### What is being asked
Please, without the pictures, retype exactly the lines from the start of the material through the line that holds "seg4_vals = [1.5, 2.5, 5.0, 7.4]".

### Dataset entries
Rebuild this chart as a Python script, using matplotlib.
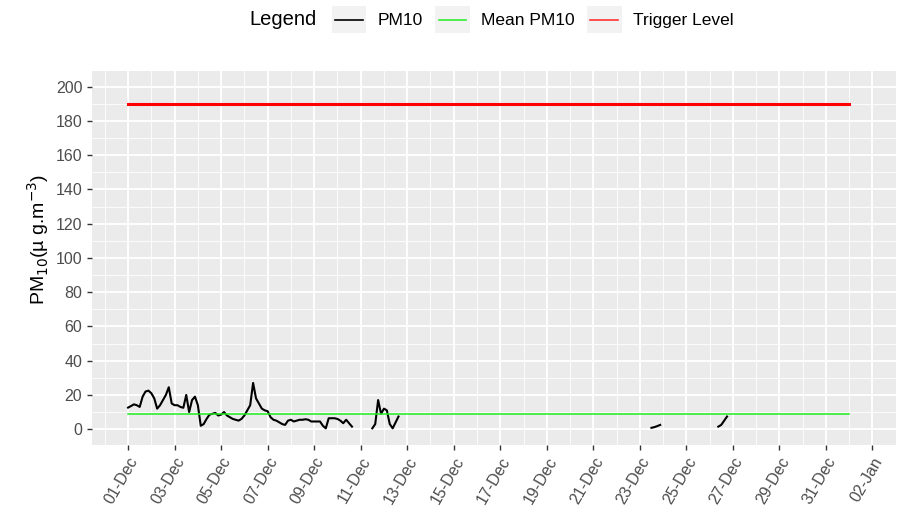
import numpy as np
import pandas as pd
import matplotlib
matplotlib.use("Agg")
import matplotlib.pyplot as plt
import matplotlib.dates as mdates
from matplotlib.lines import Line2D
from matplotlib.patches import Rectangle
from matplotlib.legend_handler import HandlerBase

plt.rcParams["font.family"] = ["Liberation Sans", "DejaVu Sans"]

# PM10 readings, 3-hourly (ug/m3)
seg1_start = "2019-12-01 00:00"
seg1_vals = [12.6, 13.5, 14.5, 14.0, 13.0, 19.0, 22.0, 22.5, 21.0, 18.0,
             12.0, 14.0, 17.0, 20.0, 24.5, 15.0, 14.0, 14.0, 13.0, 12.5,
             20.0, 10.0, 17.0, 19.0, 14.0, 2.0, 3.0, 6.0, 8.5, 9.0,
             9.5, 8.0, 8.5, 10.0, 8.0, 7.0, 6.0, 5.5, 5.0, 6.0,
             8.0, 11.0, 14.0, 27.0, 18.0, 15.0, 12.0, 11.0, 10.5, 7.0,
             5.5, 5.0, 4.0, 3.0, 2.5, 5.0, 5.5, 4.5, 5.0, 5.5,
             5.5, 5.8, 5.5, 4.5, 4.5, 4.5, 4.5, 2.0, 0.5, 6.4,
             6.4, 6.4, 6.0, 5.0, 3.5, 5.5, 3.5, 1.5]
seg2_start = "2019-12-11 12:00"
seg2_vals = [0.5, 3.0, 17.0, 9.0, 12.0, 11.0, 3.0, 0.5, 4.0, 7.4]
seg3_start = "2019-12-23 12:00"
seg3_vals = [0.8, 1.2, 1.8, 2.5]
seg4_start = "2019-12-26 09:00"
seg4_vals = [1.5, 2.5, 5.0, 7.4]

mean_pm10 = 8.6
trigger_level = 190
period_start = "2019-12-01 00:00"
period_end = "2020-01-01 00:00"

# build the full 3-hourly series with gaps
idx = pd.date_range(period_start, period_end, freq="3h")
pm10 = pd.Series(np.nan, index=idx)
for start, vals in [(seg1_start, seg1_vals), (seg2_start, seg2_vals),
                    (seg3_start, seg3_vals), (seg4_start, seg4_vals)]:
    times = pd.date_range(start, periods=len(vals), freq="3h")
    pm10.loc[times] = vals

fig = plt.figure(figsize=(9.04, 5.2), dpi=100)
ax = fig.add_axes([0.1018, 0.144, 0.889, 0.72])
ax.set_facecolor("#EBEBEB")
for s in ax.spines.values():
    s.set_visible(False)

t0 = mdates.date2num(pd.Timestamp(period_start))
t1 = mdates.date2num(pd.Timestamp(period_end))
pad = (t1 - t0) * 0.05
ax.set_xlim(t0 - pad, t1 + pad)
ax.set_ylim(-9.3, 209.3)

ticks = pd.date_range("2019-12-01", "2020-01-02", freq="2D")
ax.set_xticks(mdates.date2num(ticks))
minor = pd.date_range("2019-11-30", "2020-01-03", freq="2D")
ax.set_xticks(mdates.date2num(minor), minor=True)
ax.xaxis.set_major_formatter(mdates.DateFormatter("%d-%b"))
ax.set_yticks(np.arange(0, 201, 20))
ax.set_yticks(np.arange(10, 201, 20), minor=True)

ax.grid(which="major", color="white", linewidth=1.3)
ax.grid(which="minor", color="white", linewidth=0.6)
ax.set_axisbelow(True)
ax.tick_params(which="major", length=3.5, color="#333333", width=1,
               labelcolor="#4D4D4D", labelsize=11.5)
ax.tick_params(which="minor", length=0)
plt.setp(ax.get_xticklabels(), rotation=60, ha="right", rotation_mode="anchor")

ax.plot(pm10.index, pm10.values, color="black", linewidth=1.5)
ax.plot([pd.Timestamp(period_start), pd.Timestamp(period_end)], [mean_pm10, mean_pm10],
        color="#22EE22", linewidth=1.1)
ax.plot([pd.Timestamp(period_start), pd.Timestamp(period_end)], [trigger_level, trigger_level],
        color="#FF0000", linewidth=2.2)

ax.set_ylabel("PM$_{10}$(µ g.m$^{-3}$)", fontsize=14)
ax.yaxis.set_label_coords(-0.051, 0.55)


# legend on top, ggplot style: line drawn over a grey key box
class KeyHandler(HandlerBase):
    def create_artists(self, legend, orig_handle, xdescent, ydescent,
                       width, height, fontsize, trans):
        box = Rectangle((-xdescent, -ydescent), width, height,
                        facecolor="#F2F2F2", edgecolor="none", transform=trans)
        y = -ydescent + height / 2
        line = Line2D([-xdescent + width * 0.1, -xdescent + width * 0.9], [y, y],
                      color=orig_handle.get_color(), linewidth=1.2, transform=trans)
        return [box, line]


handles = [Line2D([], [], color="black"), Line2D([], [], color="#33EE33"),
           Line2D([], [], color="#FF3333")]
fig.text(0.276, 0.962, "Legend", ha="left", va="center", fontsize=14.5)
fig.legend(handles, ["PM10", "Mean PM10", "Trigger Level"],
           handler_map={Line2D: KeyHandler()},
           loc="center left", bbox_to_anchor=(0.367, 0.962), ncol=3, frameon=False,
           fontsize=12.5, handlelength=2.0, handleheight=2.0, columnspacing=0.7,
           handletextpad=0.65, borderpad=0, borderaxespad=0)

fig.savefig("out.png", dpi=100)
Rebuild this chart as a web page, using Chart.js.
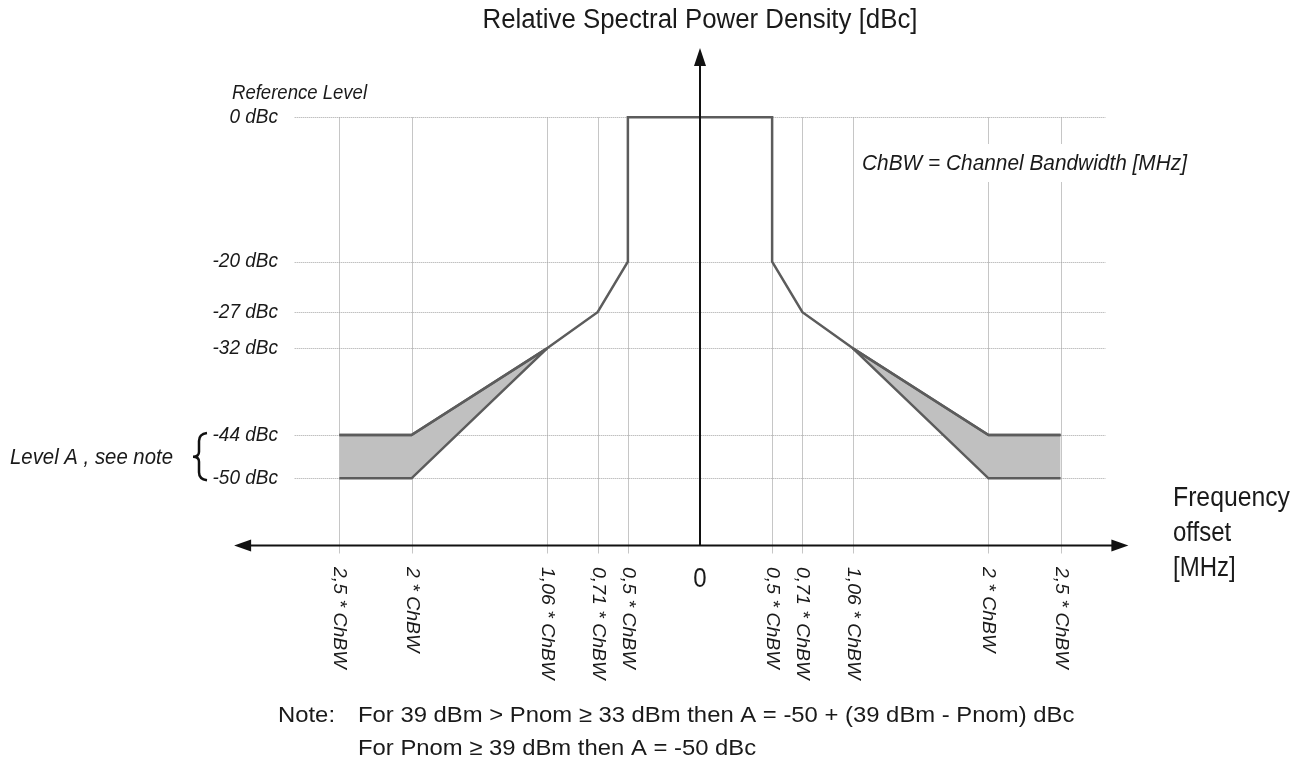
<!DOCTYPE html>
<html>
<head>
<meta charset="utf-8">
<script src="https://cdn.jsdelivr.net/npm/chart.js@4.4.1/dist/chart.umd.min.js"></script>
<style>
  html, body { margin: 0; padding: 0; background: #fff; }
  canvas { display: block; }
</style>
</head>
<body>
<canvas id="mask" width="1306" height="767"></canvas>
<script>
// offsets in units of ChBW, levels in dBc
var xTicks = [-2.5, -2, -1.06, -0.71, -0.5, 0, 0.5, 0.71, 1.06, 2, 2.5];
var xTickLabels = ['2,5 * ChBW', '2 * ChBW', '1,06 * ChBW', '0,71 * ChBW', '0,5 * ChBW', '0',
    '0,5 * ChBW', '0,71 * ChBW', '1,06 * ChBW', '2 * ChBW', '2,5 * ChBW'];
var yTicks = [0, -20, -27, -32, -44, -50];
var yTickLabels = ['0 dBc', '-20 dBc', '-27 dBc', '-32 dBc', '-44 dBc', '-50 dBc'];

var maskX = [-2.5, -2, -1.06, -0.71, -0.5, -0.5, 0.5, 0.5, 0.71, 1.06, 2, 2.5];
var maskY = [-44, -44, -32, -27, -20, 0, 0, -20, -27, -32, -44, -44];

var levelALeftX = [-2.5, -2, -1.06];
var levelARightX = [1.06, 2, 2.5];
var levelALeftUpper = [-44, -44, -32];
var levelALeftLower = [-50, -50, -32];
var levelARightUpper = [-32, -44, -44];
var levelARightLower = [-32, -50, -50];

// axis extents (value space)
var axisY = -59.3;
var axisXLeft = -3.23, axisXRight = 2.97, axisYTop = 9.6;

function pts(xs, ys) {
    return xs.map(function (x, i) { return { x: x, y: ys[i] }; });
}

var lineColor = '#5c5c5c';
var fillColor = '#c0c0c0';
var textColor = '#1a1a1a';
var FONT = '"Liberation Sans", Arial, sans-serif';

// draw text; o.w stretches the text horizontally to a given width
function txt(ctx, s, x, y, o) {
    ctx.save();
    ctx.font = o.font;
    var sx = o.sx || 1;
    if (o.w) sx = o.w / ctx.measureText(s).width;
    ctx.translate(x, y);
    ctx.scale(sx, o.sy || 1);
    if (o.rot) ctx.rotate(o.rot);
    ctx.fillStyle = o.color || textColor;
    ctx.textAlign = o.align || 'left';
    ctx.textBaseline = 'middle';
    ctx.fillText(s, 0, 0);
    ctx.restore();
}

var gridPlugin = {
    id: 'maskGrid',
    beforeDatasetsDraw: function (chart) {
        var ctx = chart.ctx;
        var xs = chart.scales.x, ys = chart.scales.y;
        ctx.save();
        // vertical grid
        ctx.strokeStyle = '#c6c6c6';
        ctx.lineWidth = 1;
        xTicks.forEach(function (v) {
            if (v === 0) return;
            var px = Math.round(xs.getPixelForValue(v)) + 0.5;
            ctx.beginPath();
            ctx.moveTo(px, ys.getPixelForValue(0));
            ctx.lineTo(px, ys.getPixelForValue(axisY) + 8);
            ctx.stroke();
        });
        // horizontal dotted grid
        ctx.strokeStyle = '#a4a4a4';
        ctx.setLineDash([1, 1]);
        yTicks.forEach(function (v) {
            var py = Math.round(ys.getPixelForValue(v)) + 0.5;
            ctx.beginPath();
            ctx.moveTo(xs.getPixelForValue(-2.81), py);
            ctx.lineTo(xs.getPixelForValue(2.81), py);
            ctx.stroke();
        });
        ctx.setLineDash([]);

        // note inside plot, gridlines broken behind it
        ctx.fillStyle = '#fff';
        ctx.fillRect(858, 144, 334, 38);
        txt(ctx, 'ChBW = Channel Bandwidth [MHz]', 862, 164, {
            font: 'italic 20px ' + FONT, sy: 1.12, w: 325
        });
        ctx.restore();
    },
    afterDatasetsDraw: function (chart) {
        var ctx = chart.ctx;
        var xs = chart.scales.x, ys = chart.scales.y;
        var x0 = xs.getPixelForValue(0);
        var yAx = ys.getPixelForValue(axisY);
        ctx.save();
        ctx.strokeStyle = '#111';
        ctx.fillStyle = '#111';
        ctx.lineWidth = 2;
        // y axis
        var yTop = ys.getPixelForValue(axisYTop);
        ctx.beginPath();
        ctx.moveTo(x0, yAx);
        ctx.lineTo(x0, yTop + 14);
        ctx.stroke();
        ctx.beginPath();
        ctx.moveTo(x0, yTop);
        ctx.lineTo(x0 - 6, yTop + 18);
        ctx.lineTo(x0 + 6, yTop + 18);
        ctx.closePath();
        ctx.fill();
        // x axis
        var xl = xs.getPixelForValue(axisXLeft), xr = xs.getPixelForValue(axisXRight);
        ctx.beginPath();
        ctx.moveTo(xl + 14, yAx);
        ctx.lineTo(xr - 14, yAx);
        ctx.stroke();
        ctx.beginPath();
        ctx.moveTo(xl, yAx);
        ctx.lineTo(xl + 17, yAx - 6);
        ctx.lineTo(xl + 17, yAx + 6);
        ctx.closePath();
        ctx.fill();
        ctx.beginPath();
        ctx.moveTo(xr, yAx);
        ctx.lineTo(xr - 17, yAx - 6);
        ctx.lineTo(xr - 17, yAx + 6);
        ctx.closePath();
        ctx.fill();

        // y tick labels
        var lf = 'italic 19px ' + FONT;
        yTicks.forEach(function (v, i) {
            txt(ctx, yTickLabels[i], 278, ys.getPixelForValue(v), { font: lf, align: 'right', sy: 1.08 });
        });
        txt(ctx, 'Reference Level', 232, ys.getPixelForValue(0) - 24, { font: 'italic 18px ' + FONT, sy: 1.08, w: 135 });

        // Level A brace
        var ya = ys.getPixelForValue(-44), yb = ys.getPixelForValue(-50);
        var ym = (ya + yb) / 2;
        ctx.lineWidth = 2.5;
        ctx.beginPath();
        ctx.moveTo(207, ya - 2);
        ctx.quadraticCurveTo(199, ya - 1, 199, ya + 6);
        ctx.lineTo(199, ym - 5);
        ctx.quadraticCurveTo(199, ym, 193, ym);
        ctx.quadraticCurveTo(199, ym, 199, ym + 5);
        ctx.lineTo(199, yb - 6);
        ctx.quadraticCurveTo(199, yb + 1, 207, yb + 2);
        ctx.stroke();
        txt(ctx, 'Level A , see note', 10, ym + 1, { font: 'italic 20px ' + FONT, sy: 1.08, w: 163 });

        // x tick labels
        xTicks.forEach(function (v, i) {
            var px = xs.getPixelForValue(v);
            if (v === 0) {
                txt(ctx, xTickLabels[i], px, 579, { font: '24px ' + FONT, align: 'center', sy: 1.15 });
            } else {
                txt(ctx, xTickLabels[i], px, 567, { font: 'italic 18px ' + FONT, sy: 1.08, rot: Math.PI / 2 });
            }
        });

        // titles
        var tf = '24px ' + FONT;
        txt(ctx, 'Relative Spectral Power Density [dBc]', x0, 20, { font: tf, align: 'center', sy: 1.15, w: 435 });
        txt(ctx, 'Frequency', 1173, 498, { font: tf, sy: 1.15, w: 117 });
        txt(ctx, 'offset', 1173, 533, { font: tf, sy: 1.15 });
        txt(ctx, '[MHz]', 1173, 568, { font: tf, sy: 1.15 });

        var nf = '22.5px ' + FONT;
        txt(ctx, 'Note:', 278, 716, { font: nf, sx: 1.06 });
        txt(ctx, 'For 39 dBm > Pnom \u2265 33 dBm then A = -50 + (39 dBm - Pnom) dBc', 358, 716, { font: nf, sx: 1.06 });
        txt(ctx, 'For Pnom \u2265 39 dBm then A = -50 dBc', 358, 749, { font: nf, sx: 1.06 });
        ctx.restore();
    }
};

var ctx = document.getElementById('mask').getContext('2d');
new Chart(ctx, {
    type: 'scatter',
    data: {
        datasets: [
            { data: pts(maskX, maskY), showLine: true, borderColor: lineColor, borderWidth: 2.5, pointRadius: 0, fill: false },
            { data: pts(levelALeftX, levelALeftUpper), showLine: true, borderColor: lineColor, borderWidth: 2.5, pointRadius: 0, fill: false },
            { data: pts(levelALeftX, levelALeftLower), showLine: true, borderColor: lineColor, borderWidth: 2.5, pointRadius: 0,
              fill: 1, backgroundColor: fillColor },
            { data: pts(levelARightX, levelARightUpper), showLine: true, borderColor: lineColor, borderWidth: 2.5, pointRadius: 0, fill: false },
            { data: pts(levelARightX, levelARightLower), showLine: true, borderColor: lineColor, borderWidth: 2.5, pointRadius: 0,
              fill: 3, backgroundColor: fillColor }
        ]
    },
    options: {
        responsive: false,
        animation: false,
        layout: { padding: { left: 224, right: 130, top: 45, bottom: 202 } },
        plugins: { legend: { display: false }, tooltip: { enabled: false } },
        scales: {
            x: { type: 'linear', min: -3.3, max: 3.3, display: false },
            y: { type: 'linear', min: -62, max: 10, display: false }
        }
    },
    plugins: [gridPlugin]
});
</script>
</body>
</html>
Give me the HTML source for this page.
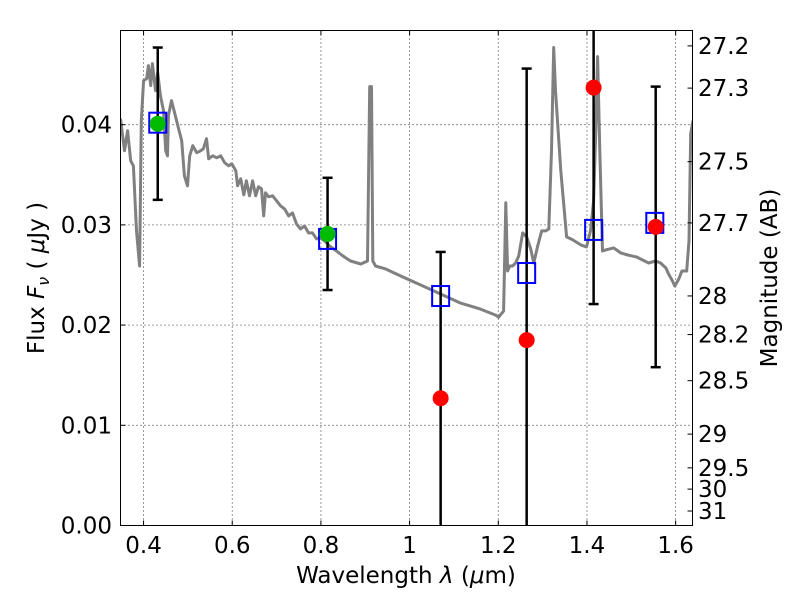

### Worked solution
Rebuild this chart as a Python script, using matplotlib.
import numpy as np
import pandas as pd
import matplotlib
matplotlib.use("Agg")
import matplotlib.pyplot as plt
import matplotlib.dates as mdates
from matplotlib.lines import Line2D
from matplotlib.patches import Rectangle
from matplotlib.legend_handler import HandlerBase

plt.rcParams["font.family"] = ["Liberation Sans", "DejaVu Sans"]

# PM10 readings, 3-hourly (ug/m3)
seg1_start = "2019-12-01 00:00"
seg1_vals = [12.6, 13.5, 14.5, 14.0, 13.0, 19.0, 22.0, 22.5, 21.0, 18.0,
             12.0, 14.0, 17.0, 20.0, 24.5, 15.0, 14.0, 14.0, 13.0, 12.5,
             20.0, 10.0, 17.0, 19.0, 14.0, 2.0, 3.0, 6.0, 8.5, 9.0,
             9.5, 8.0, 8.5, 10.0, 8.0, 7.0, 6.0, 5.5, 5.0, 6.0,
             8.0, 11.0, 14.0, 27.0, 18.0, 15.0, 12.0, 11.0, 10.5, 7.0,
             5.5, 5.0, 4.0, 3.0, 2.5, 5.0, 5.5, 4.5, 5.0, 5.5,
             5.5, 5.8, 5.5, 4.5, 4.5, 4.5, 4.5, 2.0, 0.5, 6.4,
             6.4, 6.4, 6.0, 5.0, 3.5, 5.5, 3.5, 1.5]
seg2_start = "2019-12-11 12:00"
seg2_vals = [0.5, 3.0, 17.0, 9.0, 12.0, 11.0, 3.0, 0.5, 4.0, 7.4]
seg3_start = "2019-12-23 12:00"
seg3_vals = [0.8, 1.2, 1.8, 2.5]
seg4_start = "2019-12-26 09:00"
seg4_vals = [1.5, 2.5, 5.0, 7.4]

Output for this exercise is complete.